Maybe not so doable. The whole point of io_uring is to reduce syscalls. So you end up just three. io_uring_setup, io_uring_register, io_uring_enter

There is now a memory buffer that the user space and the kernel is reading, and with that buffer you can _always_ do any syscall that io_uring supports. And things like strace, eBPF, and seccomp cannot see the actual syscalls that are being called in that memory buffer.

And, having something like seccomp or eBPF inspect the stream might slow it down enough to eat the performance gain.

to_ziegler 2 days ago | parent | next [-]

There is some interesting ongoing research on eBPF and uring that you might find interesting, e.g., RingGuard: Guarding io_uring with eBPF (https://dl.acm.org/doi/10.1145/3609021.3609304 ).

Asmod4n 2 days ago | parent | prev | next [-]

Ain’t eBPF hooks there so you can limit what a cgroup/process can do, not matter what API it’s calling. Like disallowing opening files or connecting sockets altogether.

actionfromafar 2 days ago | parent | prev [-]

So io_uring is like transactions in sql but for syscalls?

topspin a day ago | parent [-]

No.

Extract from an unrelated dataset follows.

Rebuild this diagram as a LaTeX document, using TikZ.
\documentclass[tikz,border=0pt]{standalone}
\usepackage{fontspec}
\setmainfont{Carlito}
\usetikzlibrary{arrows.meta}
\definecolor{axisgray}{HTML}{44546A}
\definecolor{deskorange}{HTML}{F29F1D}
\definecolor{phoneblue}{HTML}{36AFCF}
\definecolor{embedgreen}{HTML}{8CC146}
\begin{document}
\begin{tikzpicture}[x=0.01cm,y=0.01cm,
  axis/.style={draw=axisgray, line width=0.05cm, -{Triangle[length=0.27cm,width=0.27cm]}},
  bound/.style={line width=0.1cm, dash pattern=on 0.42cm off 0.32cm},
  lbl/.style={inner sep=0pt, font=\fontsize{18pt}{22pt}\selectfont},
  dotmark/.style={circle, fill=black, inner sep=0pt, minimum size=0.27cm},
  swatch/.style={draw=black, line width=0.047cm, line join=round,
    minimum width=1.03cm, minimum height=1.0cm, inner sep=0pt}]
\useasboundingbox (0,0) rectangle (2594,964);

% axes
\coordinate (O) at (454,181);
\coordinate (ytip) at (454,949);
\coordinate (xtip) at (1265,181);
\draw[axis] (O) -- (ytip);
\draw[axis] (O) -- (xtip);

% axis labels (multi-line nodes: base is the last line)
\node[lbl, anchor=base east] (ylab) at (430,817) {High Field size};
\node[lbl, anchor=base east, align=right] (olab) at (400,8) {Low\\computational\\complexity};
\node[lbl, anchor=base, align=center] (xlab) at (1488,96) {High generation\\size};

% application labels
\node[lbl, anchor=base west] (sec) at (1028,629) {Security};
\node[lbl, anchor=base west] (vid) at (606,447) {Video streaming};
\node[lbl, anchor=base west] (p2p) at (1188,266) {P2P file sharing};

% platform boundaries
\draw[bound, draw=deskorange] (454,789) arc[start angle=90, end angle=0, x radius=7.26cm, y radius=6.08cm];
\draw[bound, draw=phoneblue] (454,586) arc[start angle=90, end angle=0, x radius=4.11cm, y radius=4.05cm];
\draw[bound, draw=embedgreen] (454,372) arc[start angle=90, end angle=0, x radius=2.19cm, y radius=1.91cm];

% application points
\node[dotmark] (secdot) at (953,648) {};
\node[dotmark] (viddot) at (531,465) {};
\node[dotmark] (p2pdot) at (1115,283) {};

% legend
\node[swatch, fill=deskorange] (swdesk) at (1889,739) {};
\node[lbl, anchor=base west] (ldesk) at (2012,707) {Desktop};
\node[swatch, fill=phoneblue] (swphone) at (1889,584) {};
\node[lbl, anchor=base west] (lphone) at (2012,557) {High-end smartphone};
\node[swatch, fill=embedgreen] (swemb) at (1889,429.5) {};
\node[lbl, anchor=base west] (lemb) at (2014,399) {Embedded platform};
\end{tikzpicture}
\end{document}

A batch of submission queue entries (SQEs) can be partially completed, whereas an ACID database transaction is all or nothing. The syscalls performed by SQEs have side effects that can't reasonably be undone. Failures of operations performed by SQEs don't stop or rollback anything.

Think of io_uring as a pair of unidirectional pipes. You shove syscalls and (pointers to) data into one pipe and the results (asynchronously) gush out of the other pipe, errors and all. Each pipe is actually a separate block of memory shared between your process and the kernel: you scribble in one and read from the other, and the kernel does the opposite.